Unit testing can be represented this way:

For example, unit tests U3 and U3′ are not affected by bugs in method 6, because it is replaced by a stub. Nor is it affected by the regressions in method 2, because the stub 5 doesn't rely on method 2. In the same way, U8″ doesn't care about method 7, because 9 is a stub and doesn't rely on 11 which in turn uses 7.
Imagine you make a commit and your CI informs you that U8′ now fails. Where would you search for the problem?
In U8′. Maybe the code it tests is correct, but the test is not. This happens, for instance, when requirements change: you change the code but forget to reflect the change in the tests.
In method 8. There could be a regression.
In stub 9. Maybe you implemented a change in code and in tests, but forgot to change the stubs.
On the other hand, you are sure the problem is not with method 11 or method 7.
Now this is how acceptance or system tests would look like:


Imagine you make a commit and your CI informs you that A/S2 failed. Guess where is the problem? Much more difficult, isn't it.
Obviously, another aspect is that, as I described above, a small change can cause many acceptance tests to fail. For instance, a regression in method 7 may lead to A/S1 and A/S2 to fail. With unit tests, a regression in method 11 may cause U11 to fail, but will not affect, for instance, U8.
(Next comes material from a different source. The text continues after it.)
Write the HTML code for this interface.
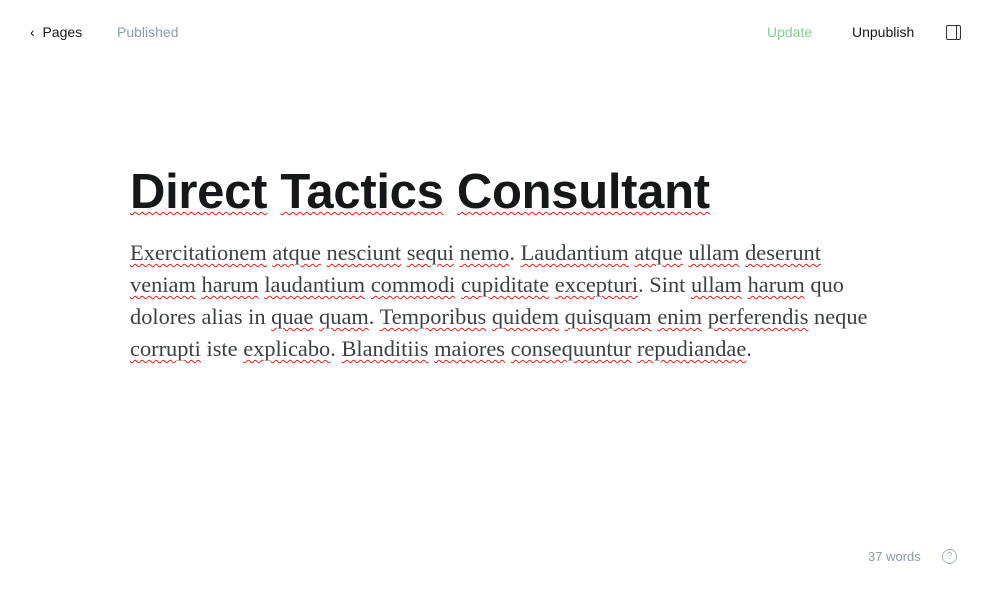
<!DOCTYPE html>
<html><head><meta charset="utf-8"><style>
body{margin:0;width:1000px;height:604px;background:#fff;font-family:"Liberation Sans",sans-serif;position:relative;overflow:hidden}
.a{position:absolute;white-space:nowrap}
.top{font-size:14px;top:24px}
.t{left:130px;top:164px;font-size:49px;font-weight:bold;color:#15171a;letter-spacing:-0.3px}
.p{left:130px;top:237px;font-family:"Liberation Serif",serif;font-size:22.4px;line-height:32px;color:#3d4046}
.s{text-decoration:underline wavy #e02020;text-decoration-thickness:1px;text-underline-offset:3px}
</style></head><body>
<div class="a top" style="left:30px;color:#15171a">‹&nbsp;&nbsp;Pages</div>
<div class="a top" style="left:117px;color:#8e9cac">Published</div>
<div class="a top" style="left:767px;color:#7fd18f">Update</div>
<div class="a top" style="left:852px;color:#15171a">Unpublish</div>
<div class="a" style="left:946px;top:25px;width:13px;height:13px;border:1.5px solid #333;border-radius:2px"><div style="position:absolute;right:3px;top:0;bottom:0;border-left:1.5px solid #333"></div></div>
<div class="a t"><span class="s">Direct</span> <span class="s">Tactics</span> <span class="s">Consultant</span></div>
<div class="a p"><span class="s">Exercitationem</span> <span class="s">atque</span> <span class="s">nesciunt</span> <span class="s">sequi</span> <span class="s">nemo</span>. <span class="s">Laudantium</span> <span class="s">atque</span> <span class="s">ullam</span> <span class="s">deserunt</span><br><span class="s">veniam</span> <span class="s">harum</span> <span class="s">laudantium</span> <span class="s">commodi</span> <span class="s">cupiditate</span> <span class="s">excepturi</span>. Sint <span class="s">ullam</span> <span class="s">harum</span> quo<br>dolores alias in <span class="s">quae</span> <span class="s">quam</span>. <span class="s">Temporibus</span> <span class="s">quidem</span> <span class="s">quisquam</span> <span class="s">enim</span> <span class="s">perferendis</span> neque<br><span class="s">corrupti</span> iste <span class="s">explicabo</span>. <span class="s">Blanditiis</span> <span class="s">maiores</span> <span class="s">consequuntur</span> <span class="s">repudiandae</span>.</div>
<div class="a" style="left:868px;top:549px;font-size:13px;color:#8e9cac">37 words</div>
<div class="a" style="left:942px;top:549px;width:13px;height:13px;border:1.2px solid #aab4bf;border-radius:50%;font-size:10px;line-height:13px;text-align:center;color:#aab4bf">?</div>
</body></html>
This leads to a huge benefit: the time you spend locating regressions. I've seen programmers who, when a regression is found, simply revert the source to the latest working commit and start over, because the code is a mess, and they don't enjoy spending hours debugging, hoping to find the origin of the problem. This is unfortunate, especially when commits are done not as frequently as they can be.
With unit tests, you don't waste all this time. They simply tell you that you have an issue with a given method in a given class, so you can focus your attention to the concerned method right after you discover the regression.
- Unit tests ensure things at a lower level are correct: Who cares? if the business is happy with what they've received, then what difference does it make? [...]
Have you worked with really bad projects where you can't make a change without breaking at least ten things in random locations?
Unit tests don't magically solve this problem. However, you should care that things are correct at lower level. Quick hacks have a substantial maintenance costs. On the other hand, if the only thing programmers have are acceptance tests (and tight deadlines; and no insensitive to do their job correctly), when an acceptance test fails because somewhere, the font should be 12px, but appears to be 10px, they may eventually just end up writing:
this.font = 12;
and wait until testers get back to them telling that now, the font is 12px in situations where it should be 14px.
- Unit tests speed up long-term development time: Is it really worth the trade-off? Where there is code there are bugs, tests are not exempt from this. [...]
Tests won't magically make bugs go away. However, practice shows that writing a test, checking that it fails, then implementing the feature and checking that the test passes appeared to be a practice which generally leads to less bugs.
Similarly, why would anyone do code reviews? Reviewers are not exempt from lack of attention, and there are plenty of cases where a bug is missed by several reviewers and maintainers. This being said, you get more bugs without code reviews than with them.
Is it worth it? For your personal small app, not really. For business-critical code, yes, indeed.
- Unit tests ensure good architecture: No they don't. [...]
They do, somehow. By forcing to test methods in isolation, you force programmers to rethink coupling. Unit testing usually leads to short methods, classes which do one and one only thing (Single responsibility principle), dependency injection, etc.
A 4000 LOC method which relies on a few hundred other methods and requires access to the database is impossible to unit test (while it is perfectly normal to add acceptance tests to such method).
In Going TDD in the middle of the project, I describe specifically this sort of projects. Bad architecture led to the case where it was practically impossible to add unit tests later. If unit tests were considered from the beginning, it would reduce the disaster. The code would still be bad (since written by the same programmers who were fine writing a 400 LOC spaghetti method), but not that bad.
- Integration tests ensure the overall performance is accurate and optimal [...]
Don't know. Never heard of that. Performance should be checked by tests corresponding to the performance non-functional requirements.
- Functional tests ensure that output is as expected [...]
Don't know.
- TDD ensures that when changes are implemented, nothing else breaks in the process: Acceptance tests will ensure this too since everything's based on business requirements/features. [...]
No, this is the role of regression testing. TDD's purpose is mainly to avoid writing tests which are not testing anything. This is why in TDD, the test should fail before you implement a feature: otherwise, either the test is wrong, or you actually don't need the feature.